■ **Exercise prompt**
What is the number of lines holding the word "matplotlib"? Write that number and nothing else.
============
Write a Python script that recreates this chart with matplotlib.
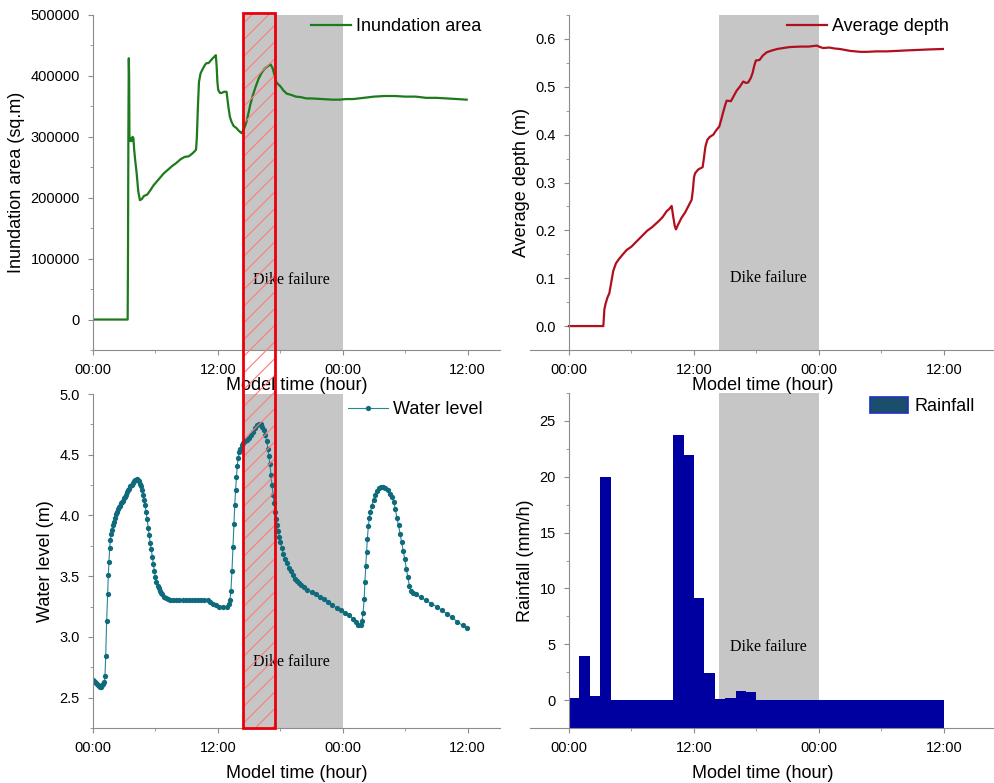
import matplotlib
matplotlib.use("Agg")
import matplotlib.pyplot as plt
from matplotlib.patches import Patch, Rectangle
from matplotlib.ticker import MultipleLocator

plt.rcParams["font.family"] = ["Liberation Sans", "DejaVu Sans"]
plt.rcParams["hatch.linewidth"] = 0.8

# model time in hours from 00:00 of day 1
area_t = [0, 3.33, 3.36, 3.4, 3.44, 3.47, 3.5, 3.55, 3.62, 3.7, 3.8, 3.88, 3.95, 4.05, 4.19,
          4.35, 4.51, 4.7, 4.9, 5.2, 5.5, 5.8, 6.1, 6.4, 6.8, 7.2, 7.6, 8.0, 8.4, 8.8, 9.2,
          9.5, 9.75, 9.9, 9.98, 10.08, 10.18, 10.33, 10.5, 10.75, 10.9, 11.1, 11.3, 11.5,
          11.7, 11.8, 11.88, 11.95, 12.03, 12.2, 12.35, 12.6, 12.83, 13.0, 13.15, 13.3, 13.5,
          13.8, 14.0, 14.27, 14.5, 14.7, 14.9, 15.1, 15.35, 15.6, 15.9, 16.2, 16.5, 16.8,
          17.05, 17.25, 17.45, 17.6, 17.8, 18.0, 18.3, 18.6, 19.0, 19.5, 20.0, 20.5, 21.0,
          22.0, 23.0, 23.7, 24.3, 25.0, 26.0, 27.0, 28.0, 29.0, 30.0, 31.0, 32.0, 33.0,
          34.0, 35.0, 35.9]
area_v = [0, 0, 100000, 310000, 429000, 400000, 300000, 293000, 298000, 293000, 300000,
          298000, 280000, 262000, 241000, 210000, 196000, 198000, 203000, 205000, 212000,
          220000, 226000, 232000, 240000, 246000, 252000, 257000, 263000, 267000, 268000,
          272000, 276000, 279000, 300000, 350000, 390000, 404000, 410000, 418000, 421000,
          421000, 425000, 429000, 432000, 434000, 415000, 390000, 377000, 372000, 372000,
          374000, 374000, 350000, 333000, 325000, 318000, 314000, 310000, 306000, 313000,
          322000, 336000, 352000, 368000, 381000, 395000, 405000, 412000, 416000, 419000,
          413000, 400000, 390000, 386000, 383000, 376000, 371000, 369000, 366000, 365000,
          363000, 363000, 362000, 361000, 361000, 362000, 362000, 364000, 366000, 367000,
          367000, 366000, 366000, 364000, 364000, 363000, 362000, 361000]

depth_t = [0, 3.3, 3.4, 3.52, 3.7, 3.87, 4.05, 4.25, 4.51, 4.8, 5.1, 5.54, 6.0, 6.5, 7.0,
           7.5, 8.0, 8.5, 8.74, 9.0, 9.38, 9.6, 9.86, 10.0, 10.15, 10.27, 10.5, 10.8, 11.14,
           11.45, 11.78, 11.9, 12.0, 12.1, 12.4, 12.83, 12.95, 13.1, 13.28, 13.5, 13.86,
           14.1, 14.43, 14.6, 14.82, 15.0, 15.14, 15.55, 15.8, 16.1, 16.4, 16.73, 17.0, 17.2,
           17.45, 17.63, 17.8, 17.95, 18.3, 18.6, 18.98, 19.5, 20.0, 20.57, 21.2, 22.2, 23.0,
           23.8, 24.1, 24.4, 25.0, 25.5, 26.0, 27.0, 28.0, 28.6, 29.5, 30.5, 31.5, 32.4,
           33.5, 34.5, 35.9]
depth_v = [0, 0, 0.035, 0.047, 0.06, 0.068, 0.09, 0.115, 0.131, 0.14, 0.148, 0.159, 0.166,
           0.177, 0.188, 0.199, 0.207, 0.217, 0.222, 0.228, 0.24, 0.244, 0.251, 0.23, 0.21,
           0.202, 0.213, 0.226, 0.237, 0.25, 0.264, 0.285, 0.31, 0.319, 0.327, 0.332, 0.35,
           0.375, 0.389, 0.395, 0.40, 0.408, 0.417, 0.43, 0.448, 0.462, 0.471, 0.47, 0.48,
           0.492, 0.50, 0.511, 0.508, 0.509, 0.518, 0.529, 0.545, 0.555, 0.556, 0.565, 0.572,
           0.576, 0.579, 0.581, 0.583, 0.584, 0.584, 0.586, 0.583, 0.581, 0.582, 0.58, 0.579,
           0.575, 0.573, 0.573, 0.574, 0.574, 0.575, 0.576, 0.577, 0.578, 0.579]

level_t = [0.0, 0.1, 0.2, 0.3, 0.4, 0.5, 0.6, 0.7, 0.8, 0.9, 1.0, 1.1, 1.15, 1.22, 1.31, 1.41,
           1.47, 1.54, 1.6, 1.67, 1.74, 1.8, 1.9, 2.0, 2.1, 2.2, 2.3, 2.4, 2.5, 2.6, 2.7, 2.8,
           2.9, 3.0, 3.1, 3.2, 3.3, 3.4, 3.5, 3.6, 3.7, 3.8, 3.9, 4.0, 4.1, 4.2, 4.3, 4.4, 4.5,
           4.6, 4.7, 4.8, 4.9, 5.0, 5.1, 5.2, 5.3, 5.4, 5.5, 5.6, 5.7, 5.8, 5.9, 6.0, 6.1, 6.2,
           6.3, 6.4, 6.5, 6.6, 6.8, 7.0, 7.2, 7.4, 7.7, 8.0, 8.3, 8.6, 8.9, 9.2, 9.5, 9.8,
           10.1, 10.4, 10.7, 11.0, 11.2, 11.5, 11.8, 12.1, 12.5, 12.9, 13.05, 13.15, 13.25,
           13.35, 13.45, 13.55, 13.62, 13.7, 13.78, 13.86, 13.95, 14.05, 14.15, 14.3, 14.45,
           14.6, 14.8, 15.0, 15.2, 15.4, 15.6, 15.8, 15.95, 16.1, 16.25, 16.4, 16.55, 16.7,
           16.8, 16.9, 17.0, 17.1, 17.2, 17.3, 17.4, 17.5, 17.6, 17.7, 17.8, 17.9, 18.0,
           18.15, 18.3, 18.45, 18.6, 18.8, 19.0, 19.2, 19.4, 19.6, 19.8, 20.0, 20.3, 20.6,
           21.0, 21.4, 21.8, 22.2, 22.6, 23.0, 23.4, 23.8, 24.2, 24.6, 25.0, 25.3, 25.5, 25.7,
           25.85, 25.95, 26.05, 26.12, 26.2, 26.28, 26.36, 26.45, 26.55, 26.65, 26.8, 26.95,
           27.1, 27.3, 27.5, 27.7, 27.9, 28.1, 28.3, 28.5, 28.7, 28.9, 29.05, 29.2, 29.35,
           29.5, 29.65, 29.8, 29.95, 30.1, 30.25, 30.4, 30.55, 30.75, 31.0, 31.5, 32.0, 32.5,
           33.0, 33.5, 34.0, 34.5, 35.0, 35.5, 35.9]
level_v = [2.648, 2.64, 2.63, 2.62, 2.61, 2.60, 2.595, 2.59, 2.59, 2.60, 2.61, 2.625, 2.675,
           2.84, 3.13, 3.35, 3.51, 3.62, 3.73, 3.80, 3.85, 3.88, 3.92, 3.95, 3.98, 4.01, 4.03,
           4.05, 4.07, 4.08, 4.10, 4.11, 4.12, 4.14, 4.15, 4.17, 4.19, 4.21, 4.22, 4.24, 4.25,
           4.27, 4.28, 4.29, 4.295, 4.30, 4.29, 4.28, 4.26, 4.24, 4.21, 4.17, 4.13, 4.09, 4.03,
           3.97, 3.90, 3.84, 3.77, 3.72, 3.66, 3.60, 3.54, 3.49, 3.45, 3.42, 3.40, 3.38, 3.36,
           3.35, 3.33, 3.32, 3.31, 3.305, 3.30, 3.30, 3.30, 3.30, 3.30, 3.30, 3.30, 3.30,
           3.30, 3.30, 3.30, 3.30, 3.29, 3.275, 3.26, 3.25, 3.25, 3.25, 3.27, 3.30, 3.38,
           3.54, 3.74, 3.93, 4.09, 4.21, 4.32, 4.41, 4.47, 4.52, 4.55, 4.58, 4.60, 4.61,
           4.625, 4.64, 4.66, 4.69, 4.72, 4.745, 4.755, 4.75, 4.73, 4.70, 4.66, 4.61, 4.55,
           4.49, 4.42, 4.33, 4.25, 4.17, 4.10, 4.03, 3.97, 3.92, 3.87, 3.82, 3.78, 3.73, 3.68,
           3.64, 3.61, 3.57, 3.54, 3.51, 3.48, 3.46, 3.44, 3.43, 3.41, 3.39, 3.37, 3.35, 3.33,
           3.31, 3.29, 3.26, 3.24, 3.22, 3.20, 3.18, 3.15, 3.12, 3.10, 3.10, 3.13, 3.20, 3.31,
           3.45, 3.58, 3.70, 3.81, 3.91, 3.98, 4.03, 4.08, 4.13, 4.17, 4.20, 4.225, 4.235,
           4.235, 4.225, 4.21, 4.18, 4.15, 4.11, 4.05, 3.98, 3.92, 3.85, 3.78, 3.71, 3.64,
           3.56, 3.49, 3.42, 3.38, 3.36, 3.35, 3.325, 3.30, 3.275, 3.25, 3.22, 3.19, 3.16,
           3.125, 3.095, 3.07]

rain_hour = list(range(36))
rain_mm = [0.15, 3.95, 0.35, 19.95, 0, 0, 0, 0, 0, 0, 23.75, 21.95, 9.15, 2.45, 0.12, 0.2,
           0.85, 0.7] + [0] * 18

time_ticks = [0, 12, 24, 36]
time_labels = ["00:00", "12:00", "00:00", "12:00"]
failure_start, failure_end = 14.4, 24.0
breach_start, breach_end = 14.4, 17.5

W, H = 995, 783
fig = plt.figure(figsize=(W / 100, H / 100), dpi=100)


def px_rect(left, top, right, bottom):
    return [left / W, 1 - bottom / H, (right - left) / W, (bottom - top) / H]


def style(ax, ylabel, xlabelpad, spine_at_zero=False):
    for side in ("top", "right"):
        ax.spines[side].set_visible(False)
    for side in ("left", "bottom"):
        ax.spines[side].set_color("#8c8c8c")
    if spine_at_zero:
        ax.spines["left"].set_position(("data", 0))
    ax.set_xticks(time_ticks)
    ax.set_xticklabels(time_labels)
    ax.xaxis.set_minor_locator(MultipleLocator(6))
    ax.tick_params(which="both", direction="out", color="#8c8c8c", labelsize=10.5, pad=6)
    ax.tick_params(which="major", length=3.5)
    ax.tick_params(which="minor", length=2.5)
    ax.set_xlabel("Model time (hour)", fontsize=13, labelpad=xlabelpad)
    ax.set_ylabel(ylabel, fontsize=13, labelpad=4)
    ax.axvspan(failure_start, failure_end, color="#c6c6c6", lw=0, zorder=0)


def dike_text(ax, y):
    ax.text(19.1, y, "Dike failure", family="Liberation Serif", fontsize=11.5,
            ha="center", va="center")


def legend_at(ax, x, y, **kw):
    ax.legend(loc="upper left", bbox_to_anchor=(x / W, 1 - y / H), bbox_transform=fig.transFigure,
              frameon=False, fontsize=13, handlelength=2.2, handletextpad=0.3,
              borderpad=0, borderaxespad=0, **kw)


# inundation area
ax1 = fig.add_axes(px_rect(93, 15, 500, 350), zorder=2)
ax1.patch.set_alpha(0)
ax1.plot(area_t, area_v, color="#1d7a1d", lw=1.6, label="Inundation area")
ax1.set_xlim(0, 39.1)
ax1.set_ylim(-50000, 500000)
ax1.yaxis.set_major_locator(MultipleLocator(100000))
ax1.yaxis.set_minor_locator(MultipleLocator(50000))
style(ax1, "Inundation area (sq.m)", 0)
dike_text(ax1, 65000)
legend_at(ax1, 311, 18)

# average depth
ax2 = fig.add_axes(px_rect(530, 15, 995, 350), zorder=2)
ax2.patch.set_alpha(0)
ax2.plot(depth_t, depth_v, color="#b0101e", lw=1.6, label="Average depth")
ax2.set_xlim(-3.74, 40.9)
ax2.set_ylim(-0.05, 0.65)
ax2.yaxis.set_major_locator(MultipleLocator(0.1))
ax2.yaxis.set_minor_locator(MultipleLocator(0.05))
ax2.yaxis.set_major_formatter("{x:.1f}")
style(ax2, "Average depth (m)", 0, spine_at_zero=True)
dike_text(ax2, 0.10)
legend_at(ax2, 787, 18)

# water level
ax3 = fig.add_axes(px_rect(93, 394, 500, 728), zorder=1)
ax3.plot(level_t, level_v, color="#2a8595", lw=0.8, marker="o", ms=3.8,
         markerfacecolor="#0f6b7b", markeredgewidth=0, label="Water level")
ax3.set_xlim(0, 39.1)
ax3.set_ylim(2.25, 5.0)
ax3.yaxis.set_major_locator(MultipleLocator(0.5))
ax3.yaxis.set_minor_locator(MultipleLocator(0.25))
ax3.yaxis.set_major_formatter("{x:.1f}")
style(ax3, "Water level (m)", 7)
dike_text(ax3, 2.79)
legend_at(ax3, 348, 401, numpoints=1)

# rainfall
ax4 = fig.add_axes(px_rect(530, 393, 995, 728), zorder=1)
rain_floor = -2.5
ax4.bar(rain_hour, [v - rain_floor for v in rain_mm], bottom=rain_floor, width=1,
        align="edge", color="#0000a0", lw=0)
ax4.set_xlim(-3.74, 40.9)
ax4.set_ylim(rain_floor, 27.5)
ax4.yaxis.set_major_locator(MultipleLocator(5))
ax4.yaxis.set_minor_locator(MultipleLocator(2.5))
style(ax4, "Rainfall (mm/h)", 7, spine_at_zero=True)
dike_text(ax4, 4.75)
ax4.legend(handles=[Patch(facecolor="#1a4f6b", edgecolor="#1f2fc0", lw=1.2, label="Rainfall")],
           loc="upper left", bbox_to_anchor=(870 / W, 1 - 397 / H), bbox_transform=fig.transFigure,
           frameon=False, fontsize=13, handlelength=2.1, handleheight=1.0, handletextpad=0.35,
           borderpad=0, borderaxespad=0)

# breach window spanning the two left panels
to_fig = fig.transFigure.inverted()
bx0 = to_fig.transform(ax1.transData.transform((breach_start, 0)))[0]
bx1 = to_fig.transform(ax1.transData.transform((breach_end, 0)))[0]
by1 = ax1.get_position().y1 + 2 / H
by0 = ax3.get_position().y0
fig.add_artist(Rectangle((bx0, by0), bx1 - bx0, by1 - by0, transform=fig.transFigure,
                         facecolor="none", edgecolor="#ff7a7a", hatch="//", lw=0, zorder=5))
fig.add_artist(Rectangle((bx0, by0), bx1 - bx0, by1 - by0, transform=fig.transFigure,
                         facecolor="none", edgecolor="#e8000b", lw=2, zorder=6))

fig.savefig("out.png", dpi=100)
============
■ **Response**
6